La muerte del auricular

› Por Javier Aguirre

El primer síntoma de que algo no anda bien es fugaz: apenas un segundo de silencio que interrumpe El Nagual, de El Festival de los Viajes. Pero enseguida la música sigue, y todo sigue. Tal vez era ése el momento de llamar a la ambulancia tecnológica, pero uno dice “a mí no me va a pasar” y se confía, con la narcófona imprudencia de quien camina (o viaja en transporte público) escuchando rock a todo volumen. El segundo silencio ataca sólo el flanco izquierdo, del lado del corazón, en pleno Govind, de Kula Shaker, y ya no deja dudas: algo anda mal en la salud del auricular.
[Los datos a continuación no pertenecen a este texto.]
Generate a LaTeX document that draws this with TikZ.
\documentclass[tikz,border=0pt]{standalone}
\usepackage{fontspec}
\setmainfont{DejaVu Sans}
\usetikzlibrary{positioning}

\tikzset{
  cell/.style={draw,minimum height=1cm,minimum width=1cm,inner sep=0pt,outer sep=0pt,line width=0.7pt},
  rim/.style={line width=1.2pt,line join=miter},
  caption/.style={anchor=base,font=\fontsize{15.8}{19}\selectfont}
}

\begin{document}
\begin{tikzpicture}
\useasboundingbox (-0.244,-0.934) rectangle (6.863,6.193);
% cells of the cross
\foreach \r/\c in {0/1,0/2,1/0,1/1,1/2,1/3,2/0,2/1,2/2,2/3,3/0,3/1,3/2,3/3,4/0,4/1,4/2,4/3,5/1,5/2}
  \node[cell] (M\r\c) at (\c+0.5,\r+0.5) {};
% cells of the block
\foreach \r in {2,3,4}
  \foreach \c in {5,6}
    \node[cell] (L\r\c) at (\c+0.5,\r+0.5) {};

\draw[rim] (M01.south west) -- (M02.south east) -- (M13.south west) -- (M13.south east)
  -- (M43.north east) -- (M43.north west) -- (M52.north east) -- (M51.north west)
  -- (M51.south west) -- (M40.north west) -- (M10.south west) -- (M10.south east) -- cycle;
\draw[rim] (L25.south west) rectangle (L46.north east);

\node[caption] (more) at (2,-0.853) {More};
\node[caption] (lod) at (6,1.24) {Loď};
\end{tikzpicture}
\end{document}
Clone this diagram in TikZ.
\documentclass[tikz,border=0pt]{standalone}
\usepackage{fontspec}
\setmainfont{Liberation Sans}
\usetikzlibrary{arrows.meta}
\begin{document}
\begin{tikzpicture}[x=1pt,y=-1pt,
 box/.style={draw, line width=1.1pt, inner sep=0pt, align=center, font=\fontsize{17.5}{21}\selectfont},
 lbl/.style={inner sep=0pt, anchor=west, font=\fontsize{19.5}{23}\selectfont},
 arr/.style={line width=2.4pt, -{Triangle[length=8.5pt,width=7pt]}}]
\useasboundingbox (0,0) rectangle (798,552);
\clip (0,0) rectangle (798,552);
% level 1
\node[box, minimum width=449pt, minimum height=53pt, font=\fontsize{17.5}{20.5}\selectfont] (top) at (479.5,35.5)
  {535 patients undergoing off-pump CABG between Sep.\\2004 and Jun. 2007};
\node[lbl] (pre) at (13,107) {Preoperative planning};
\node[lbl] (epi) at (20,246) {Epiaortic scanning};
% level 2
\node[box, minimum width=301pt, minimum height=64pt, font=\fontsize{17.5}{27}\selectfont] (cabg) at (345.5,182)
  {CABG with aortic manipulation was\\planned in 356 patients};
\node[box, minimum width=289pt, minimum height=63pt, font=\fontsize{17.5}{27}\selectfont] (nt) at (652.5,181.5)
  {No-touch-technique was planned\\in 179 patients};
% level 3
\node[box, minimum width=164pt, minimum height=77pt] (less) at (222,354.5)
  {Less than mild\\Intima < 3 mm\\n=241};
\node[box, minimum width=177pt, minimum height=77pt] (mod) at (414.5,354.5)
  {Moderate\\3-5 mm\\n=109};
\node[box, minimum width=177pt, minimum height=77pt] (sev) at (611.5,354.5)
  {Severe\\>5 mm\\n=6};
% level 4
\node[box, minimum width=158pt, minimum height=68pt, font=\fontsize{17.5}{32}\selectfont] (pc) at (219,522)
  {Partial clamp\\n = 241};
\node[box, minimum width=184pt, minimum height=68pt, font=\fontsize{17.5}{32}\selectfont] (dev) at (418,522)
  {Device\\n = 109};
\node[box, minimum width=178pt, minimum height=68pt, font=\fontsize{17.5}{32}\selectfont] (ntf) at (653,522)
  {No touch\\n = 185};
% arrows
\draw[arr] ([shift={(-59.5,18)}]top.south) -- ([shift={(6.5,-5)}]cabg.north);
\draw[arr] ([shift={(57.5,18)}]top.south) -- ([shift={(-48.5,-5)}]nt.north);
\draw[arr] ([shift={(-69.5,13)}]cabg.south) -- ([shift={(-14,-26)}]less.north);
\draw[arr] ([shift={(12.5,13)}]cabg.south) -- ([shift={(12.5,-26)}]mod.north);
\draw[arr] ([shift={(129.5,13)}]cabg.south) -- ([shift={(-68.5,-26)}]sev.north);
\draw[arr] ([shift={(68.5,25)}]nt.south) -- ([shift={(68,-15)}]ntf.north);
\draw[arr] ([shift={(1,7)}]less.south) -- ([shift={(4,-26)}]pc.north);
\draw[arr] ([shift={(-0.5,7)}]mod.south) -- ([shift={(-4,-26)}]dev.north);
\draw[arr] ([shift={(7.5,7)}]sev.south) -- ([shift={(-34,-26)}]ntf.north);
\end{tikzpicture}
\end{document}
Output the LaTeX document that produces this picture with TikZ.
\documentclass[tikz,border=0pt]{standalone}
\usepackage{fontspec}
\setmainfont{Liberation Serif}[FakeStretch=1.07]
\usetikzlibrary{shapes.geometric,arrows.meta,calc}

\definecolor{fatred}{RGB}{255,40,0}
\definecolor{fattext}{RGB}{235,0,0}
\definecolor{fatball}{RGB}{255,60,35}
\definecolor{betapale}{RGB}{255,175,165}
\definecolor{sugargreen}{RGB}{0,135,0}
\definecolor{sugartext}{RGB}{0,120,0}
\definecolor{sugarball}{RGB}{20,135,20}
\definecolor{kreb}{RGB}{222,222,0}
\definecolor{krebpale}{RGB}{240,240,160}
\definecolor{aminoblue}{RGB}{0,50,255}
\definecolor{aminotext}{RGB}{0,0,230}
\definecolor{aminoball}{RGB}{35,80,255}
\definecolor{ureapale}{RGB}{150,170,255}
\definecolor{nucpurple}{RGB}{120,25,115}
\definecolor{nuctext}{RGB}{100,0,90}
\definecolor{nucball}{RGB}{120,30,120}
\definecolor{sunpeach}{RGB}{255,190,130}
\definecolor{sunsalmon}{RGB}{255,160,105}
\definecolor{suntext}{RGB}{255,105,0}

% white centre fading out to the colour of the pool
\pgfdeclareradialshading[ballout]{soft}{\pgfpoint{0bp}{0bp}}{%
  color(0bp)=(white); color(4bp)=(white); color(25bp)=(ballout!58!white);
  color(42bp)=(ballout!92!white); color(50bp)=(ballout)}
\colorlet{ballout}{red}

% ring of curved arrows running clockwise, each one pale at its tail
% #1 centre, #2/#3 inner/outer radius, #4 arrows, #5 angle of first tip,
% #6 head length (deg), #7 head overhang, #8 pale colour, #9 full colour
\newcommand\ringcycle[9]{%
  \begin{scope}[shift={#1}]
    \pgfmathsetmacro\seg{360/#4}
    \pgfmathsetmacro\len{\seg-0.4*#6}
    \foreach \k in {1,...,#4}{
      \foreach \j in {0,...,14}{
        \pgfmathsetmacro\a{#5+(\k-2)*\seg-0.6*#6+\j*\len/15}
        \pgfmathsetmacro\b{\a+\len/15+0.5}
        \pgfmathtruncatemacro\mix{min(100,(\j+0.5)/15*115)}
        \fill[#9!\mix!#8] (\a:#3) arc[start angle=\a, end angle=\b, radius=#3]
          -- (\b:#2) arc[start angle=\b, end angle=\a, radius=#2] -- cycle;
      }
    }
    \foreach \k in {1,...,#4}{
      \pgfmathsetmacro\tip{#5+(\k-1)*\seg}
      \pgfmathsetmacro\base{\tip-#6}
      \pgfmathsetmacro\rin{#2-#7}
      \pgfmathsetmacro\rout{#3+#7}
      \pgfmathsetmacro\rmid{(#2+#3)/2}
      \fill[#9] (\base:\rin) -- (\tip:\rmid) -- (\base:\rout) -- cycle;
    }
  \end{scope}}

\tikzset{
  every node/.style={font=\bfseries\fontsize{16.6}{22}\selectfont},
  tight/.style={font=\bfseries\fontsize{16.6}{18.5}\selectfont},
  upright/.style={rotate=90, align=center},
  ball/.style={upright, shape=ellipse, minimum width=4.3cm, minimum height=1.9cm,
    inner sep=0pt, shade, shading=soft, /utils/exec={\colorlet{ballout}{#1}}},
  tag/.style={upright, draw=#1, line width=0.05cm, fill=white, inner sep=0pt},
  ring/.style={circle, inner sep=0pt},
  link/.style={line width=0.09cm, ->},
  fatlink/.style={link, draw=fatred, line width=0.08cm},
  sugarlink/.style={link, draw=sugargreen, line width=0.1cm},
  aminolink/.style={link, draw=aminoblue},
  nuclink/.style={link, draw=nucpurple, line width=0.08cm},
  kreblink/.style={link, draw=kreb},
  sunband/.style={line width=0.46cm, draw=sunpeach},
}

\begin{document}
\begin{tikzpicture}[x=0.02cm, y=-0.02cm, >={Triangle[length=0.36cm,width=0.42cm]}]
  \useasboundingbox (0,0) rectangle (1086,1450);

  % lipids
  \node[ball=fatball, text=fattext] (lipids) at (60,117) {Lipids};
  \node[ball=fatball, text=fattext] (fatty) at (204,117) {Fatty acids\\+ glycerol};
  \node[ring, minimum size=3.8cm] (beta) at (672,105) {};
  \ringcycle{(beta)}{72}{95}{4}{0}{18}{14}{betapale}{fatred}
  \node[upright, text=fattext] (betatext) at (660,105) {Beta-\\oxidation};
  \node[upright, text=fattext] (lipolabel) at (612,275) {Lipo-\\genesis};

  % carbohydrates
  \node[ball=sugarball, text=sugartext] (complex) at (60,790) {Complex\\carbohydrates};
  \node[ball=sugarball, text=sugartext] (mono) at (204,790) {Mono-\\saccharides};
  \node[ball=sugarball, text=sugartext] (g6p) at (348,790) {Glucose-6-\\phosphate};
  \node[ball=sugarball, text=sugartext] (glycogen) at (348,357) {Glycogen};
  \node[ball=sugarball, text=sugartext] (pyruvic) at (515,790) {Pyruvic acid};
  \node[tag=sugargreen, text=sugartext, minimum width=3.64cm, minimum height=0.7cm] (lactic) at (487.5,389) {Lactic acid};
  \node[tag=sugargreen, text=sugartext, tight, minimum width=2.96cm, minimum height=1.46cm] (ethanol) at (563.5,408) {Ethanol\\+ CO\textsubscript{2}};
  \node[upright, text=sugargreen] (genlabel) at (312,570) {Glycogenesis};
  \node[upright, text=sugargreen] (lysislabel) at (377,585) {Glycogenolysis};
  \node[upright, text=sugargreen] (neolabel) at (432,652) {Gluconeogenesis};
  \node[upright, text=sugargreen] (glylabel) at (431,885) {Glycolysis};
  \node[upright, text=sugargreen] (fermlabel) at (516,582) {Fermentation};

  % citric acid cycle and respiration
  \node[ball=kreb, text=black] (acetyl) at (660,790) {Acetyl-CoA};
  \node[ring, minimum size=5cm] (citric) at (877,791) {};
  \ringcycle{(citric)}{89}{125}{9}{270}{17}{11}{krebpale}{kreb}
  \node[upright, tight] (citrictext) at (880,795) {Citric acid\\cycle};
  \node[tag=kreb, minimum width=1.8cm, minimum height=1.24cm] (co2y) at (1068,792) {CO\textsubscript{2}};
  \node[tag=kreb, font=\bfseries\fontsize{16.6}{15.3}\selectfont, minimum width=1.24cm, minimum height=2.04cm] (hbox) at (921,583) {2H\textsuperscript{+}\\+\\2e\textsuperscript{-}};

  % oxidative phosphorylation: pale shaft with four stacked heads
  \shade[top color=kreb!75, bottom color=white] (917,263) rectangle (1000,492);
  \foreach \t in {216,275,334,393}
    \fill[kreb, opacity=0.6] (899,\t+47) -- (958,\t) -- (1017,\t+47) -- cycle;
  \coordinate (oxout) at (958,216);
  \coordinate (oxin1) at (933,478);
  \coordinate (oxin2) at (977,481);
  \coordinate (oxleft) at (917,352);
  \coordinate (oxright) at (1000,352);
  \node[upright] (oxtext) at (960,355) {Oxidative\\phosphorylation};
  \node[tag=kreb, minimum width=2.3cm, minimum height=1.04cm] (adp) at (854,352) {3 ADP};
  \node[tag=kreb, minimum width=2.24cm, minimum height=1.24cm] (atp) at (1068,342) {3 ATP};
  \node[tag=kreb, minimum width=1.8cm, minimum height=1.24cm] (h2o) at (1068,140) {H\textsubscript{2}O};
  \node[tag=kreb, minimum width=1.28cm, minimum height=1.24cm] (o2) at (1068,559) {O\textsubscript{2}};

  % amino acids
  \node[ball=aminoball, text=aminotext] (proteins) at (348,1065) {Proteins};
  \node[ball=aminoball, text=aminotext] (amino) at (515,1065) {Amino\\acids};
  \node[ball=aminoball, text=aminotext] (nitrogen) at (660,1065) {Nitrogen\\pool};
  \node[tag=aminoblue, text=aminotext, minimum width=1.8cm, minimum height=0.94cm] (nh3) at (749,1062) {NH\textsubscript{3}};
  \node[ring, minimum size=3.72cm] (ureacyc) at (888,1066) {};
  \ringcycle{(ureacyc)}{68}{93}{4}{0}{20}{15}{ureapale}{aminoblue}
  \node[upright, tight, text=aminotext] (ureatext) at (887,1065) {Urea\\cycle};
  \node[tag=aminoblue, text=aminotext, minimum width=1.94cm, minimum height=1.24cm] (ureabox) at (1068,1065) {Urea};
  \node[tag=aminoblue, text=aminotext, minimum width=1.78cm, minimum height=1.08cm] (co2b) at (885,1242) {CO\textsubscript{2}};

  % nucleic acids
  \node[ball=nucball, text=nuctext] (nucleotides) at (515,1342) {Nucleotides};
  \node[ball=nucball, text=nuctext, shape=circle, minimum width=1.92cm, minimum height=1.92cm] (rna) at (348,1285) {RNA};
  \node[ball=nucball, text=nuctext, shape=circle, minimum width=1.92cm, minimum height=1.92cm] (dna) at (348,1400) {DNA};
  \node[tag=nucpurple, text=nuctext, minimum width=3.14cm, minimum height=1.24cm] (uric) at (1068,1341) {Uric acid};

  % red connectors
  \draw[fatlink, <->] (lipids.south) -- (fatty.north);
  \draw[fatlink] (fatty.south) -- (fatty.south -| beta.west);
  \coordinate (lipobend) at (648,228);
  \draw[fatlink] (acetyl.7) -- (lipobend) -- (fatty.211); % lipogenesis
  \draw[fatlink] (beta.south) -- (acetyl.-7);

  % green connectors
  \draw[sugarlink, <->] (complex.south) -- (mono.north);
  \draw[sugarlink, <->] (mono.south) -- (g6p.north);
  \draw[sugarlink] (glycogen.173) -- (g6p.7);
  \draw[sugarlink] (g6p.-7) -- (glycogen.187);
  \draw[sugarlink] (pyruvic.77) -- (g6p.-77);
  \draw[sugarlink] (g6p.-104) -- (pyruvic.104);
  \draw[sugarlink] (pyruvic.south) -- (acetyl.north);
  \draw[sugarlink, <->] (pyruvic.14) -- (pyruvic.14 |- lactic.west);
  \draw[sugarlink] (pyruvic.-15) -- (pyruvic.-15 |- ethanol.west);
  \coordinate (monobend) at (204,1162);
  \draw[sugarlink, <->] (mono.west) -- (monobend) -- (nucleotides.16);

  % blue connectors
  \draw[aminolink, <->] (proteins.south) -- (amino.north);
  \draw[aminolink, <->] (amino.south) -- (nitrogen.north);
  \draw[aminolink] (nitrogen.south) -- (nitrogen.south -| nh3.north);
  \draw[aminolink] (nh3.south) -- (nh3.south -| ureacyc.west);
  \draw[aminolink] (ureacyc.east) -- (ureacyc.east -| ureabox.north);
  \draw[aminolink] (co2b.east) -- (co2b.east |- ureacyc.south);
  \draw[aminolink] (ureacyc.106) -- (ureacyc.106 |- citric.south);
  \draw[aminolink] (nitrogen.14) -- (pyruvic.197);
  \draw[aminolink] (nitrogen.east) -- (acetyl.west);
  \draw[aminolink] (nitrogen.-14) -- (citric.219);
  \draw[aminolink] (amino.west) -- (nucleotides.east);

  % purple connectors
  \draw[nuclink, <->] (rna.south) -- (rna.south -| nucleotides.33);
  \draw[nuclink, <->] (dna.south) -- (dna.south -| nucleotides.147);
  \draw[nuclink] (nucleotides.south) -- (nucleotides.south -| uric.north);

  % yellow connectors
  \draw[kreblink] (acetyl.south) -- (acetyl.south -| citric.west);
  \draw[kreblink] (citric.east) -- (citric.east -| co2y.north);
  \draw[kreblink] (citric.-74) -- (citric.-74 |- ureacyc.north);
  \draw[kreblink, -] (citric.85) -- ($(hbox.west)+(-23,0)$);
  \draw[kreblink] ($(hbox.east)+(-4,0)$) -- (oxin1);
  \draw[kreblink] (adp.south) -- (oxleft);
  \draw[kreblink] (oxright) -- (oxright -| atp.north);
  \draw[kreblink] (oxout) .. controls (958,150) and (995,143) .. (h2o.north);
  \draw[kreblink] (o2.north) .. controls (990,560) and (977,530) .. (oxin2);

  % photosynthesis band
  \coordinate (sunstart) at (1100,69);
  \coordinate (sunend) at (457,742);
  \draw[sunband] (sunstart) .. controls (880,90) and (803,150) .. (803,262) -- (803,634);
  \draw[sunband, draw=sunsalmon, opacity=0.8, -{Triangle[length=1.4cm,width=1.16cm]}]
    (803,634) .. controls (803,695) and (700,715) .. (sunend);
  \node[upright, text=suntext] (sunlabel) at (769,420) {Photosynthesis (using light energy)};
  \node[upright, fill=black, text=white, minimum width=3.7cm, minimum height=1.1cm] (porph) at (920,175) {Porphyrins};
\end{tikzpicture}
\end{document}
Desde entonces, los síntomas se repiten, cada paso es un infarto sonoro, el cablecito tiene una fractura expuesta y la música empezará a fragmentarse cada vez más, hasta invertir la ecuación: ahora se escucha un silencio casi permanente, que sólo se interrumpe por ínfimos pasajes de Canalla, de Andrés Calamaro. Y es verdad que unos auriculares chotos valen 8 pesos, que se consiguen en cualquier lado y que siempre es bueno tomar el toro por las astas (salvo que seas torero). Pero uno está acostumbrado a sufrir y cree que, mediante un sutil pero enérgico forcejeo con la ficha de plug fino, puede al menos completar el viaje y ver si hay algún otro par de auriculares olvidado en casa. Pues es sólo otro intento ineficiente por estirar la agonía: todavía estamos lejos y de pronto llega el silencio definitivo. Algo se rompió para siempre, esta mierda no anda más, es hora de volver al mundo. Sorpresa: se escucha música por todos lados. Los teléfonos celulares con parlantito incorporado ya mean sobre la tumba de walkmans, discmans y reproductores de MP3; se desvanece el estereotipo del viajante que escucha una misteriosa música por auriculares. Se oyen en el vagón tres canciones al mismo tiempo: un reggaetón indeterminado, otro reggaetón indeterminado y un hit acústico de Arjona (pregunta: ¿es rocker reconocer a Arjona, pero no a dos temas de reggaetón?). Nadie parece extrañar a los auriculares. Como en los tiempos setentochentistas en los que los morochos de Detroit cargaban su radiograbador en el hombro, la música otra vez se comparte. Con una fidelidad nula, sin graves y peor que la AM de socio vitalicio en cancha de fútbol, sí; pero ya no en la clandestinidad.